The popularity of “Succession” has turned Jeremy Strong into one of the most recognizable actors on the planet. But Strong’s rise to acting stardom has also been accompanied by its fair share of scrutiny surrounding his unorthodox acting process. A 2021 profile in The New Yorker was particularly controversial, highlighting the great lengths that Strong has gone to get into character, including asking to be tear gassed in preparation for his role in “The Trial of the Chicago 7.”
That article prompted plenty of discourse about Strong and the merits of what has come to be colloquially known as method acting (though Strong’s approach differs significantly from the original definition of the term). Many celebrities have come to Strong’s defense, while others have opened up about their lack of respect for method acting.
Strong isn’t particularly happy about any of it. Speaking to Vanity Fair from the Telluride Film Festival, where he is on hand to promote James Gray’s “Armageddon Time,” Strong expressed some regret about the infamous profile. While he still stands by his acting process, the “Succession” star believes that the discourse surrounding the piece ultimately served as an unnecessary distraction.
“[The profile] ultimately said more about the person writing it and their perspective, which is a valid perspective, than it did about who I feel I am and what I’m about,” Strong said. “The noise and the fog after it: I think it’s something that, I guess, what I care about ultimately is trying to feel as free as possible as an actor.
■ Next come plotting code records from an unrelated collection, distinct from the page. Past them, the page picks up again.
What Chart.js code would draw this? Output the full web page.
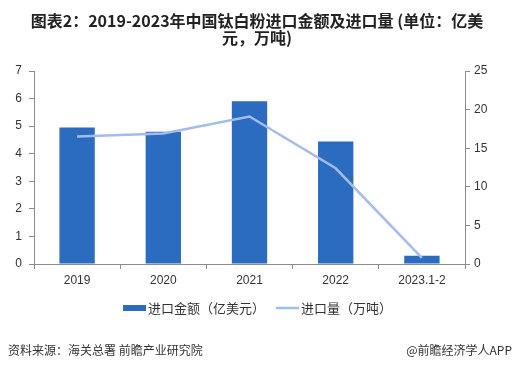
<!DOCTYPE html>
<html>
<head>
<meta charset="utf-8">
<script src="https://cdn.jsdelivr.net/npm/chart.js@4/dist/chart.umd.min.js"></script>
<style>
  html, body { margin: 0; padding: 0; background: #fff; }
  #wrap { position: relative; width: 513px; height: 370px; }
</style>
</head>
<body>
<div id="wrap"><canvas id="chart" width="513" height="370"></canvas></div>
<script>
// 数据
const categories = ['2019', '2020', '2021', '2022', '2023.1-2'];
const importValue = [4.95, 4.8, 5.9, 4.44, 0.3];     // 亿美元
const importVolume = [16.5, 16.9, 19.1, 12.4, 0.8];  // 万吨
const leftTicks = [0, 1, 2, 3, 4, 5, 6, 7];
const rightTicks = [0, 5, 10, 15, 20, 25];

const titleLines = ['图表2：2019-2023年中国钛白粉进口金额及进口量 (单位：亿美', '元，万吨)'];
const valueLabel = '进口金额（亿美元）';
const volumeLabel = '进口量（万吨）';
const sourceText = '资料来源：海关总署 前瞻产业研究院';
const brandText = '@前瞻经济学人APP';

const barColor = '#2b6bc0';
const lineColor = '#a3bcee';
const axisColor = '#8c8c8c';
const fontFamily = '"Liberation Sans", Arial, "Noto Sans CJK SC", sans-serif';
const cjkFont = '"Noto Sans CJK SC", "Liberation Sans", sans-serif';

// 标题、图例、来源
const textPlugin = {
    id: 'texts',
    afterDraw(chart) {
        const c = chart.ctx;
        c.save();
        c.fillStyle = '#222';
        c.textAlign = 'center';
        c.textBaseline = 'middle';
        c.font = 'bold 16px ' + cjkFont;
        c.fillText(titleLines[0], 257, 21);
        c.fillText(titleLines[1], 257, 38);

        // 图例
        c.font = '13px ' + cjkFont;
        c.textAlign = 'left';
        c.fillStyle = barColor;
        c.fillRect(123, 305, 23, 6);
        c.fillStyle = '#333';
        c.fillText(valueLabel, 148, 308);
        c.strokeStyle = lineColor;
        c.lineWidth = 2.5;
        c.beginPath();
        c.moveTo(276, 308);
        c.lineTo(299, 308);
        c.stroke();
        c.fillText(volumeLabel, 301, 308);

        // 来源
        c.font = '12px ' + cjkFont;
        c.fillStyle = '#333';
        c.fillText(sourceText, 8, 350);
        c.textAlign = 'right';
        c.fillText(brandText, 512, 350);
        c.restore();
    }
};

new Chart(document.getElementById('chart'), {
    type: 'bar',
    data: {
        labels: categories,
        datasets: [
            {
                type: 'line',
                label: volumeLabel,
                data: importVolume,
                yAxisID: 'y1',
                borderColor: lineColor,
                borderWidth: 2.5,
                pointRadius: 0,
                tension: 0,
                order: 0
            },
            {
                label: valueLabel,
                data: importValue,
                yAxisID: 'y',
                backgroundColor: barColor,
                barPercentage: 0.41,
                categoryPercentage: 1,
                order: 1
            }
        ]
    },
    options: {
        responsive: false,
        animation: false,
        layout: { padding: { top: 71, bottom: 86, left: 0, right: 0 } },
        plugins: {
            legend: { display: false },
            title: { display: false },
            tooltip: { enabled: false }
        },
        scales: {
            x: {
                offset: true,
                grid: { display: true, drawOnChartArea: false, offset: true, color: axisColor, tickLength: 5 },
                border: { color: axisColor, width: 1 },
                ticks: { color: '#333', font: { size: 12, family: fontFamily }, padding: 4 },
                afterFit(s) { s.height = 20; }
            },
            y: {
                position: 'left',
                min: 0, max: 7,
                afterBuildTicks(s) { s.ticks = leftTicks.map(v => ({ value: v })); },
                grid: { drawOnChartArea: false, color: axisColor, tickLength: 5 },
                border: { color: axisColor, width: 1 },
                ticks: { color: '#333', font: { size: 12, family: fontFamily }, padding: 7 },
                afterFit(s) { s.width = 34; }
            },
            y1: {
                position: 'right',
                min: 0, max: 25,
                afterBuildTicks(s) { s.ticks = rightTicks.map(v => ({ value: v })); },
                grid: { drawOnChartArea: false, color: axisColor, tickLength: 5 },
                border: { color: axisColor, width: 1 },
                ticks: { color: '#333', font: { size: 12, family: fontFamily }, padding: 4 },
                afterFit(s) { s.width = 48; }
            }
        }
    },
    plugins: [textPlugin]
});
</script>
</body>
</html>
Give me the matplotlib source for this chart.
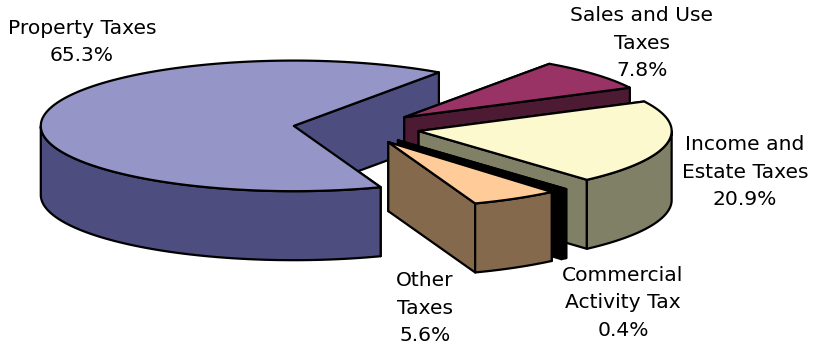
"""Exploded 3-D style pie of tax revenue shares, drawn in pixel coordinates."""
import numpy as np
import matplotlib
matplotlib.use("Agg")
import matplotlib.pyplot as plt

names = ["Property Taxes", "Sales and Use\nTaxes", "Income and\nEstate Taxes",
         "Commercial\nActivity Tax", "Other\nTaxes"]
shares = [65.3, 7.8, 20.9, 0.4, 5.6]

top_colors = ["#9595C7", "#993366", "#FDF9CE", "#000000", "#FFCC99"]
side_colors = ["#4D4D80", "#4D1A33", "#808066", "#000000", "#85694D"]
label_xy = [(82, 42), (642, 43), (745, 172), (623, 303), (425, 308)]

# pie geometry: ellipse radii, depth of the disc, explosion fraction
CX, CY = 356.5, 128.0
RX, RY = 253.0, 65.3
DEPTH = 69.0
EXPLODE = 0.25
START = 55.0 + 235.08  # first slice runs counter-clockwise up to 55 deg


def ring(apex, deg):
    t = np.radians(deg)
    return apex[0] + RX * np.cos(t), apex[1] - RY * np.sin(t)


def draw_slice(ax, t_from, t_to, top, side):
    """One slice going clockwise from t_from down to t_to (degrees)."""
    mid = np.radians((t_from + t_to) / 2)
    apex = (CX + EXPLODE * RX * np.cos(mid), CY - EXPLODE * RY * np.sin(mid))
    style = dict(edgecolor="black", linewidth=1.6, joinstyle="round")

    # cut faces, hidden parts get painted over by the rim and the top
    for t in (t_from, t_to):
        x, y = ring(apex, t)
        ax.fill([apex[0], x, x, apex[0]], [apex[1], y, y + DEPTH, apex[1] + DEPTH],
                facecolor=side, **style)

    # outer rim only where it faces the viewer
    deg = np.linspace(t_to, t_from, 400)
    wrapped = np.sin(np.radians(deg)) <= 0
    if wrapped.any():
        xs, ys = ring(apex, deg[wrapped])
        ax.fill(np.r_[xs, xs[::-1]], np.r_[ys, ys[::-1] + DEPTH], facecolor=side, **style)

    xs, ys = ring(apex, deg)
    ax.fill(np.r_[apex[0], xs], np.r_[apex[1], ys], facecolor=top, **style)


fig = plt.figure(figsize=(8.16, 3.47), dpi=100)
ax = fig.add_axes([0, 0, 1, 1])
ax.set_xlim(0, 816)
ax.set_ylim(347, 0)
ax.axis("off")

sweeps = np.array(shares) / sum(shares) * 360.0
angle = START
for share, sweep, top, side in zip(shares, sweeps, top_colors, side_colors):
    draw_slice(ax, angle, angle - sweep, top, side)
    angle -= sweep

for name, share, (x, y) in zip(names, shares, label_xy):
    ax.text(x, y, f"{name}\n{share:.1f}%", ha="center", va="center", fontsize=14.6,
            family="DejaVu Sans", color="#000000", linespacing=1.57)

fig.savefig("out.png", dpi=100)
Part of that is trying to insulate yourself from all of that, and what people might say about you or think about you. You have to free yourself from that. It was painful. I felt foolish. As an actor, one of the most vital secret weapons that you can have is the ability to tolerate feeling foolish.”
Still, no amount of media attention is going to compel Strong to change his ways. He believes that method acting allows him to do his best work and sees no reason to change that to appease his critics.
“At the end of the day, it’s quite simple,” he said. “You do all this stuff so that you can work as unconsciously as possible. When you’re working on the frontier of your unconscious, I think good work is possible. There’s really not much you can say about that because it’s your unconscious. All that stuff, I have to treat it as vapor and mist. It’s not really relevant to the work.”